● DIRECTION
Pick out each line containing the string "this".
-=-=-=-=-
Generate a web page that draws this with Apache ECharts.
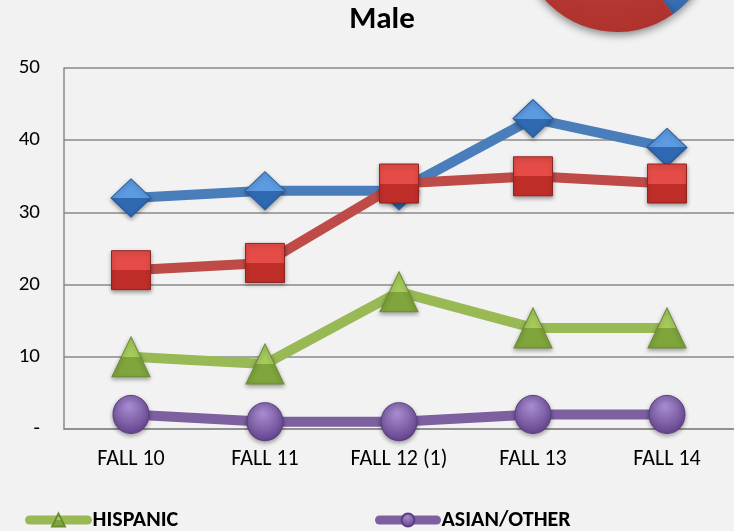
<!DOCTYPE html>
<html>
<head>
<meta charset="utf-8">
<script src="https://cdn.jsdelivr.net/npm/echarts@6/dist/echarts.min.js"></script>
<style>
  html, body { margin: 0; padding: 0; background: #F2F2F2; }
  #chart { width: 734px; height: 531px; }
</style>
</head>
<body>
<div id="chart"></div>
<script>
// Enrollment by term, male students
const terms = ['FALL 10', 'FALL 11', 'FALL 12 (1)', 'FALL 13', 'FALL 14'];
const whiteMale    = [32, 33, 33, 43, 39];
const blackMale    = [22, 23, 34, 35, 34];
const hispanicMale = [10, 9, 19, 14, 14];
const asianMale    = [2, 1, 1, 2, 2];
const yTicks = [0, 10, 20, 30, 40, 50];

// Companion pie (mostly off the top edge)
const pieSegments = ['Segment A', 'Segment B'];
const pieValues = [18, 82];

const FONT = 'Carlito, Lato, "Liberation Sans", sans-serif';

function vgrad(top, bottom) {
  return new echarts.graphic.LinearGradient(0, 0, 0, 1, [
    { offset: 0, color: top },
    { offset: 0.5, color: top },
    { offset: 0.5, color: bottom },
    { offset: 1, color: bottom }
  ]);
}
function sphere(light, dark) {
  return new echarts.graphic.RadialGradient(0.45, 0.3, 0.75, [
    { offset: 0, color: light },
    { offset: 1, color: dark }
  ]);
}

const markerShadow = {
  shadowBlur: 4, shadowColor: 'rgba(0,0,0,0.35)', shadowOffsetY: 2
};

function lineSeries(name, data, lineColor, symbol, size, fill, border) {
  return {
    name, type: 'line', data,
    symbol, symbolSize: size,
    showSymbol: true,
    animation: false,
    lineStyle: { color: lineColor, width: 10, cap: 'round', join: 'round' },
    itemStyle: Object.assign({ color: fill, borderColor: border, borderWidth: 1 }, markerShadow),
    emphasis: { disabled: true }
  };
}

const legendText = { fontFamily: FONT, fontSize: 22, fontWeight: 'bold', color: '#000' };

const chart = echarts.init(document.getElementById('chart'), null, { renderer: 'canvas' });

chart.setOption({
  backgroundColor: '#F2F2F2',
  animation: false,
  title: {
    text: 'Male',
    left: 377, top: 0,
    textAlign: 'center',
    textStyle: { fontFamily: FONT, fontSize: 31, fontWeight: 'bold', color: '#000' }
  },
  grid: { left: 64, right: -1, top: 68, bottom: 102, containLabel: false },
  xAxis: {
    type: 'category',
    data: terms,
    boundaryGap: true,
    axisLine: { lineStyle: { color: '#8A8A8A', width: 1.5 } },
    axisTick: { show: false },
    axisLabel: { fontFamily: FONT, fontSize: 22, color: '#000', margin: 19 }
  },
  yAxis: {
    type: 'value',
    min: yTicks[0], max: yTicks[yTicks.length - 1], interval: 10,
    axisLine: { show: true, lineStyle: { color: '#8A8A8A', width: 1.5 } },
    axisTick: { show: false },
    splitLine: { lineStyle: { color: '#8A8A8A', width: 1.5 } },
    axisLabel: {
      fontFamily: FONT, fontSize: 21, color: '#000', margin: 24,
      formatter: v => (v === 0 ? '-' : String(v))
    }
  },
  legend: [
    {
      data: ['HISPANIC'],
      left: 20, top: 504,
      itemWidth: 58, itemHeight: 16,
      lineStyle: { width: 9 },
      textStyle: legendText
    },
    {
      data: ['ASIAN/OTHER'],
      left: 370, top: 504,
      itemWidth: 57, itemHeight: 16,
      lineStyle: { width: 9 },
      textStyle: legendText
    }
  ],
  series: [
    {
      type: 'pie',
      silent: true,
      animation: false,
      center: [617, -65],
      radius: 97,
      startAngle: 10,
      clockwise: true,
      label: { show: false },
      labelLine: { show: false },
      data: pieValues.map((v, i) => ({
        name: pieSegments[i], value: v,
        itemStyle: {
          color: i === 0 ? sphere('#5A93D6', '#2E64A8') : sphere('#CF4640', '#AD312C'),
          shadowBlur: 8, shadowColor: 'rgba(0,0,0,0.45)', shadowOffsetY: 3
        }
      }))
    },
    lineSeries('WHITE', whiteMale, '#4A7EBB', 'diamond', [40, 38],
      vgrad('#5C9BE2', '#2F69B2'), '#2A5C9C'),
    lineSeries('BLACK', blackMale, '#BE4B48', 'rect', [39, 39],
      vgrad('#E54C47', '#C02E2A'), '#8E2522'),
    lineSeries('HISPANIC', hispanicMale, '#98B954', 'triangle', [38, 40],
      vgrad('#A6CB5C', '#7FA53C'), '#6A8B33'),
    lineSeries('ASIAN/OTHER', asianMale, '#7D60A0', 'circle', [36, 38],
      sphere('#A88BD0', '#5E3F88'), '#5A3E82')
  ]
});
</script>
</body>
</html>
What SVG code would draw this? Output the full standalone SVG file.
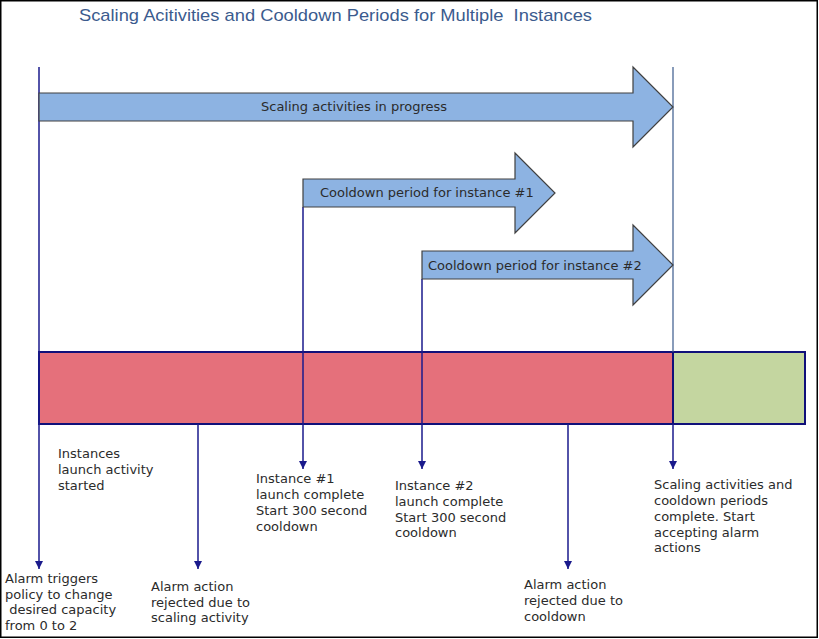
<svg xmlns="http://www.w3.org/2000/svg" width="819" height="639" viewBox="0 0 819 639">
<style>
.t{font-family:"DejaVu Sans",Verdana,sans-serif;font-size:13px;fill:#2b2b2b}
.title{font-family:"Liberation Sans",Arial,sans-serif;font-size:17px;fill:#3b5b8e}
.arr{fill:#8db3e2;stroke:#404040;stroke-width:1.2}
.ln{stroke:#1a1a8c;stroke-width:1.5;fill:none}
.ln2{stroke:#3a5a8c;stroke-width:1.2;fill:none}
</style>
<defs>
<marker id="ah" viewBox="0 0 10 10" refX="10" refY="5" markerWidth="8" markerHeight="8" markerUnits="userSpaceOnUse" orient="auto">
<path d="M0,0 L10,5 L0,10 Z" fill="#1a1a8c"/>
</marker>
</defs>
<rect x="0.75" y="0.75" width="816.5" height="636.5" fill="#fff" stroke="#000" stroke-width="1.5"/>
<text class="title" x="79" y="21" textLength="513" lengthAdjust="spacingAndGlyphs" xml:space="preserve">Scaling Acitivities and Cooldown Periods for Multiple  Instances</text>

<g id="bar">
<rect x="39" y="352" width="634" height="72" fill="#e5707b" stroke="#10107a" stroke-width="2"/>
<rect x="673" y="352" width="132" height="72" fill="#c4d6a0" stroke="#10107a" stroke-width="2"/>
</g>

<g id="connectors">
<line class="ln" x1="39" y1="67" x2="39" y2="569" marker-end="url(#ah)"/>
<line class="ln2" x1="673" y1="67" x2="673" y2="352"/>
<line class="ln" x1="673" y1="424" x2="673" y2="469" marker-end="url(#ah)"/>
<line class="ln" x1="303" y1="207" x2="303" y2="469" marker-end="url(#ah)"/>
<line class="ln" x1="422" y1="279" x2="422" y2="469" marker-end="url(#ah)"/>
<line class="ln" x1="198" y1="424" x2="198" y2="569" marker-end="url(#ah)"/>
<line class="ln" x1="568" y1="424" x2="568" y2="569" marker-end="url(#ah)"/>
</g>

<g id="scaling-arrow">
<path class="arr" d="M39,93 L633,93 L633,67 L673,107 L633,147 L633,121 L39,121 Z"/>
<text class="t" x="261" y="111">Scaling activities in progress</text>
</g>
<g id="cooldown1">
<path class="arr" d="M303,179 L515,179 L515,153 L555,193 L515,233 L515,207 L303,207 Z"/>
<text class="t" x="320" y="197">Cooldown period for instance #1</text>
</g>
<g id="cooldown2">
<path class="arr" d="M422,251 L633,251 L633,225 L673,265 L633,305 L633,279 L422,279 Z"/>
<text class="t" x="428" y="270">Cooldown period for instance #2</text>
</g>

<g id="label-started">
<text class="t" x="58" y="458">Instances</text>
<text class="t" x="58" y="474">launch activity</text>
<text class="t" x="58" y="490">started</text>
</g>
<g id="label-alarm">
<text class="t" x="5" y="583">Alarm triggers</text>
<text class="t" x="5" y="599">policy to change</text>
<text class="t" x="5" y="614" xml:space="preserve"> desired capacity</text>
<text class="t" x="5" y="630">from 0 to 2</text>
</g>
<g id="label-rejected1">
<text class="t" x="151" y="591">Alarm action</text>
<text class="t" x="151" y="607">rejected due to</text>
<text class="t" x="151" y="622">scaling activity</text>
</g>
<g id="label-inst1">
<text class="t" x="256" y="483">Instance #1</text>
<text class="t" x="256" y="499">launch complete</text>
<text class="t" x="256" y="515">Start 300 second</text>
<text class="t" x="256" y="531">cooldown</text>
</g>
<g id="label-inst2">
<text class="t" x="395" y="490">Instance #2</text>
<text class="t" x="395" y="506">launch complete</text>
<text class="t" x="395" y="522">Start 300 second</text>
<text class="t" x="395" y="537">cooldown</text>
</g>
<g id="label-rejected2">
<text class="t" x="524" y="589">Alarm action</text>
<text class="t" x="524" y="605">rejected due to</text>
<text class="t" x="524" y="621">cooldown</text>
</g>
<g id="label-complete">
<text class="t" x="654" y="489">Scaling activities and</text>
<text class="t" x="654" y="505">cooldown periods</text>
<text class="t" x="654" y="521">complete. Start</text>
<text class="t" x="654" y="537">accepting alarm</text>
<text class="t" x="654" y="552">actions</text>
</g>
</svg>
-=-=-=-=-
● SOLUTION
Generate a web page that draws this with Apache ECharts.
What SVG code would draw this? Output the full standalone SVG file.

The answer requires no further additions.